Словно в трансе, я тянулся к отцу. Лежа в темноте, он извергал множество идей о жизни и советов, как ее прожить. Они были немного путаны и незрелы по сравнению с тем, что он обычно высказывал в своих тирадах, и я понял: если падаешь, остается единственное, за что еще способен держаться — за себя самого.
Когда отец говорил, я притворялся, что слушал. Если он хотел спать, я тоже спал. Когда стонал, я давал ему болеутоляющее. Ничего другого не оставалось. Он страдал, и его отсутствующий взгляд казался еще более отстраненным, чем раньше. Я понимал, он думает о Кэролайн.
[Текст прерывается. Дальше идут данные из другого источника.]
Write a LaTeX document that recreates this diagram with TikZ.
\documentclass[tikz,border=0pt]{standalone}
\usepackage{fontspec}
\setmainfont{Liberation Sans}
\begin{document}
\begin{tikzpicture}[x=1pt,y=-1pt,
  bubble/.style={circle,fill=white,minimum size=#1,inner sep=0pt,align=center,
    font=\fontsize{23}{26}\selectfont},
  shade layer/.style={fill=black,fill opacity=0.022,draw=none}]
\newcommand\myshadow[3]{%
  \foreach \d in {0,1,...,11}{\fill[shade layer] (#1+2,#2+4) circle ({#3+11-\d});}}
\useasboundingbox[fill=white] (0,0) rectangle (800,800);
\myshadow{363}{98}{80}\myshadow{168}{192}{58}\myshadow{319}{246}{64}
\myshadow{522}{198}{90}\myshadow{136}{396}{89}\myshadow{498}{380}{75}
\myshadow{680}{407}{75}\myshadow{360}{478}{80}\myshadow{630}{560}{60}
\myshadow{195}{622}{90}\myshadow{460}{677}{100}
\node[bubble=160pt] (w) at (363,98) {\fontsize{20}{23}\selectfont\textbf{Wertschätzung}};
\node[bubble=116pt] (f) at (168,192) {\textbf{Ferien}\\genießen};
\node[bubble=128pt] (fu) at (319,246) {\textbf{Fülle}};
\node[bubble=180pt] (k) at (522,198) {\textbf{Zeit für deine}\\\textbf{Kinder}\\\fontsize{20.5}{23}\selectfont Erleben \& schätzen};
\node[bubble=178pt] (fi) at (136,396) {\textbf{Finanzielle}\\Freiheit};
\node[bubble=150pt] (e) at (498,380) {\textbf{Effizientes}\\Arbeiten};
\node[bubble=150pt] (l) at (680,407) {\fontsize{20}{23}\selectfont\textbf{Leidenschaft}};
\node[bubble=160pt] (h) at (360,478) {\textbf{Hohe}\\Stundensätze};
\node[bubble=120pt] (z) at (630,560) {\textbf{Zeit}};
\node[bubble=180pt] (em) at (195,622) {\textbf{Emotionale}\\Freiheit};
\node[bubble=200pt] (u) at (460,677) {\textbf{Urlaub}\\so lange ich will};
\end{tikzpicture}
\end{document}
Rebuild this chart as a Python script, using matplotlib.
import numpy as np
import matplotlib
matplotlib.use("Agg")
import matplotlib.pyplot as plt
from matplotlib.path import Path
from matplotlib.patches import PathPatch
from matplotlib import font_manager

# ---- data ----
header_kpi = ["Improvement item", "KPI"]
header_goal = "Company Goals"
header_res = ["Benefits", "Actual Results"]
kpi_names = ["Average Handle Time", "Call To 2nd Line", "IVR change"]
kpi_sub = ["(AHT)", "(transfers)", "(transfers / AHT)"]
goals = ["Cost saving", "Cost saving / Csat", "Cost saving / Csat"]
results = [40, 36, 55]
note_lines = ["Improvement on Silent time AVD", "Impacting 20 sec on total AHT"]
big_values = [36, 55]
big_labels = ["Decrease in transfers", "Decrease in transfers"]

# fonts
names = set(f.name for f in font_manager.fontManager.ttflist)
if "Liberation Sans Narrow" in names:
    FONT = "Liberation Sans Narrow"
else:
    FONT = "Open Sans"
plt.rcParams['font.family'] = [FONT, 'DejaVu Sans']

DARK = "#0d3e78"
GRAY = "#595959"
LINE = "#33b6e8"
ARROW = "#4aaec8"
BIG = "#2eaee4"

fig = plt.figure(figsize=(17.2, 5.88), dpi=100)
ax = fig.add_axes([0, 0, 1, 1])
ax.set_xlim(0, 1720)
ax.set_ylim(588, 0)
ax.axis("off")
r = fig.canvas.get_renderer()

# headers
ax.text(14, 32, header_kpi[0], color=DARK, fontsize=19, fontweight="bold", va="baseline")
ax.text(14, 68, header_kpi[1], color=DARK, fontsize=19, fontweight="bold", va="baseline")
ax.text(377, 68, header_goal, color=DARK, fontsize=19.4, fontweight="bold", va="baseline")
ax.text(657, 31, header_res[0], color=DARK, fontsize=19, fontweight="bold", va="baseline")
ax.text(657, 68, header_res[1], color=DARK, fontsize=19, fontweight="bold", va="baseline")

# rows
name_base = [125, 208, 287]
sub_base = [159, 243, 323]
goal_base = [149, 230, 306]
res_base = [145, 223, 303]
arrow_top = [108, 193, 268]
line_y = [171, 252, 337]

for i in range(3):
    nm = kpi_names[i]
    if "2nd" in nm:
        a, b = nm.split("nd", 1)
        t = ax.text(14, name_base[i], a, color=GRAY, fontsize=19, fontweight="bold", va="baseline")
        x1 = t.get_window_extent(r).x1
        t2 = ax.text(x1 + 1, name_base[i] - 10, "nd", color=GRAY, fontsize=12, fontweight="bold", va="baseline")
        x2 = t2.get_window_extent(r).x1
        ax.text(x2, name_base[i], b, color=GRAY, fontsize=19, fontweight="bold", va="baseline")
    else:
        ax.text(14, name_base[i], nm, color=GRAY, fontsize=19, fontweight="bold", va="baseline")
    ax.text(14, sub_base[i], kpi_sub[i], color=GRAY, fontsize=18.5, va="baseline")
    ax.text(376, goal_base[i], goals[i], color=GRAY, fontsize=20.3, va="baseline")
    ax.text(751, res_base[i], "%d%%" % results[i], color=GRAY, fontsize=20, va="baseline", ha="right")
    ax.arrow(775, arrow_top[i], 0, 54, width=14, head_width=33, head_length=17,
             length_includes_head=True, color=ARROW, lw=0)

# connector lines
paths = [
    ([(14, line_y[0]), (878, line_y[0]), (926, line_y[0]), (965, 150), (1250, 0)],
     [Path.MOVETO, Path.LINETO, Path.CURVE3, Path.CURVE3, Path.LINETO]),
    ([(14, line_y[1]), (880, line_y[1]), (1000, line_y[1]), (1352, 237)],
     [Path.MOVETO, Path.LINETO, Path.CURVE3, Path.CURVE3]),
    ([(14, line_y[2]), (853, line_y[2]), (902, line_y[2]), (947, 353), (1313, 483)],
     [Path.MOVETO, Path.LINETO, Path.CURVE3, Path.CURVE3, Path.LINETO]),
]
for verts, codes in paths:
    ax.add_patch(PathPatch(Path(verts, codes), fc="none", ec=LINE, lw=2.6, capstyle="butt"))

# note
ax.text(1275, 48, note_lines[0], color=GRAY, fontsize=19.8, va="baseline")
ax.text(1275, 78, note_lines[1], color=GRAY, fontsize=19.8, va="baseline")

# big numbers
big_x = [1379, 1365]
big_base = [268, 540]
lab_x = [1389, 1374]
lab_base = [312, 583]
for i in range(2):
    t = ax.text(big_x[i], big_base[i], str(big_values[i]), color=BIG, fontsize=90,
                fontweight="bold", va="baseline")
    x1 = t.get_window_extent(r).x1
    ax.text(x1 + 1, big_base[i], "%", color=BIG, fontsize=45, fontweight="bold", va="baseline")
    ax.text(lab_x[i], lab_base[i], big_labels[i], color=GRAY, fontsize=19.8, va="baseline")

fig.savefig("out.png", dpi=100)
— Мартин Дин — каким же он был дураком, — вымолвил он. Его немного утешало говорить о себе в третьем лице в прошедшем времени.
Иногда Нед давал мне передышку. Занимал мое место рядом с отцом, приносил воду и делал вид, что слушает его бесконечную бубнежку. В эти моменты я пробирался по телам моих полубессознательных спутников клюку на палубу и поднимался наверх хлебнуть свежего воздуха. Надо мной открывалось небо, словно треснутый череп, звезды блестели, как капельки пота. Я бодрствовал, но мои чувства спали. Мой собственный пот напоминал по вкусу то манго, то шоколад, то авокадо. Катастрофа! Отец умирал слишком медленно и слишком болезненно. Почему бы ему просто себя не убить? Зачем убежденному атеисту терпеть бесполезную агонию? Чего ждать?
Внезапно я вспомнил. Яд!
Торопливо спустился в трюм и, пробравшись по человеческим телам, как по подстилкам, шепнул отцу на ухо:
— Хочешь яду?
Он сел и сверкнул на меня глазами. Смерть можно взять под контроль, говорили эти глаза. Наши жизненные силы были чем-то таким, что поддается подзарядке, если размышляешь о яде.
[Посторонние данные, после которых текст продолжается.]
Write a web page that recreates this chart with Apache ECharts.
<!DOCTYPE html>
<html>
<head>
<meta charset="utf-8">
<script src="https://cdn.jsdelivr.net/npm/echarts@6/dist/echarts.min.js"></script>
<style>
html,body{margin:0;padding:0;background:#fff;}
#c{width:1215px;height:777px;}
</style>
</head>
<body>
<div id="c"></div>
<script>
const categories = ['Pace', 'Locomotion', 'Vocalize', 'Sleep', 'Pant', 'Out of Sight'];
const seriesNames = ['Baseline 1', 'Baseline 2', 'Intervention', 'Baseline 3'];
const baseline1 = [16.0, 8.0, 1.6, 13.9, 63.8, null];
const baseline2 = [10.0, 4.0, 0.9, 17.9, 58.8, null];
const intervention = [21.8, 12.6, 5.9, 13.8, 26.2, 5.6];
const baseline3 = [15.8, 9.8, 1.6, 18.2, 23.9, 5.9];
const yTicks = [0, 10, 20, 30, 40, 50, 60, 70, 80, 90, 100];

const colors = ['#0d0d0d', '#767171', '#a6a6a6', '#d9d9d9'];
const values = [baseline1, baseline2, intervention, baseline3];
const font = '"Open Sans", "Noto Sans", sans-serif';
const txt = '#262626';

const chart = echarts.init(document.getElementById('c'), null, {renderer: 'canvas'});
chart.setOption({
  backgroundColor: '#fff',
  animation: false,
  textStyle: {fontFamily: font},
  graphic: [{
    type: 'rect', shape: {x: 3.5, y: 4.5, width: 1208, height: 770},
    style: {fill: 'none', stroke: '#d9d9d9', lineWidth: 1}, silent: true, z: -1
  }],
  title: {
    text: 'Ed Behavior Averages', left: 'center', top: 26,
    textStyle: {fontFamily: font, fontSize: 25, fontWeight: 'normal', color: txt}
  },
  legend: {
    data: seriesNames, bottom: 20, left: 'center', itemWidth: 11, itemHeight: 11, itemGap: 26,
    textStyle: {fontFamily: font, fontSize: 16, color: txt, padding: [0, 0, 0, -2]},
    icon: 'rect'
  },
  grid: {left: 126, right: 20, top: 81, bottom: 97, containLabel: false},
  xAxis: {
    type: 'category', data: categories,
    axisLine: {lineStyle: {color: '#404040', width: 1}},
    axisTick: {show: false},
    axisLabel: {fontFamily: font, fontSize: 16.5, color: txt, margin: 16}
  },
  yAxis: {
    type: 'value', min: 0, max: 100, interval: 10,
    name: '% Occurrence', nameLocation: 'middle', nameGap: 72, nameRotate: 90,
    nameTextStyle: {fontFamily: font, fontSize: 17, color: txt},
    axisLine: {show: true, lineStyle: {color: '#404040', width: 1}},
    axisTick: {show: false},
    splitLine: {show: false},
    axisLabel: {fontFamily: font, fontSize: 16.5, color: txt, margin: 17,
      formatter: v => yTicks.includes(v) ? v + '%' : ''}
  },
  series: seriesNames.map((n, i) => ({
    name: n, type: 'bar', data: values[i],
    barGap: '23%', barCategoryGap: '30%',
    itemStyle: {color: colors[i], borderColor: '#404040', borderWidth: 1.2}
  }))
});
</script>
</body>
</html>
— Завтра утром на рассвете. Мы сделаем это вместе.
— Папа, я не стану принимать яд.
— Разумеется, нет. Я не это имел в виду. Хотел сказать, яд приму я, а ты станешь наблюдать.
Бедный отец! Ему всю жизнь претило одиночество, и теперь он столкнулся с его наиболее глубоким и концентрированным на свете проявлением.
Но рассвет наступил, а ему не захотелось кончать с собой, пока идет дождь. Потом облака рассеялись, однако для самоубийства стало слишком жарко. Ночью он решил, что последний вдох лучше испустить при теплом свете солнца.
Другими словами, он никогда не был готов. И бесконечно колебался. Находил все новые предлоги, чтобы не накладывать на себя руки: то слишком сыро, то облачно, то свет слишком ярок, то море волнуется, то слишком рано, то слишком поздно.
Так прошли два или три дня агонии.
Наконец это произошло — после заката на второй или третьей неделе плавания. Мы чуть не утонули, и вопли нисколько не помогали держаться на плаву. После того как океан успокоился, отец сел в темноте. Внезапно ему стало трудно дышать. Я дал ему воды.
— Джаспер, я думаю, время настало.
— Откуда ты знаешь?
— Знаю, и все. Я всегда относился с подозрением, когда в кино люди утверждали, что пришел их час, но это правда. Смерть стучится. Это истинно так.
— Могу я для тебя что-нибудь сделать?
— Вынеси наверх, подожди, пока не умру, а затем столкни за борт.
— Мне казалось, ты не хотел упокоиться на дне.
— Нет. Но эти сукины дети смотрят на меня, будто я — баранья отбивная.
— Рак сделал тебя совсем не аппетитным.
— Не спорь. После смерти я не желаю провести больше ни одной минуты на этой посудине.
— Ясно.
Беженцы не сводили с нас глаз и, пока Нед помогал мне вынести отца на палубу, тихо переговаривались заговорщическими голосами.
Наверху дышать стало легче. Казалось, океанский воздух принес отцу облегчение. Размашистое движение волн умиротворило его. По крайней мере мне так хотелось думать. Это движение было последнее, что он видел в жизни, и я надеялся, что в конце концов отец перестанет считать свою космическую мизерность оскорбительной и признает, что это даже эксцентрично — ничего не значить и быть акциденцией[52] на пугающих просторах пространства-времени. Я рассчитывал, что, глядя на величие пульсирующего синим цветом океана и ощутив на лице бесшабашный морской ветер, отец смирится с мыслью, что вселенское представление — это драма большая, чем та, в которой он мечтал получить заглавную роль. Но нет, он не рассматривал свое существование в перспективе и до самого конца относился к нему без чувства юмора. Шел на смерть мучеником за свое тайное дело и не собирался себя осуждать.
Я регистрирую его последние минуты в печальном стиле биографа, который слишком близок к предмету описания.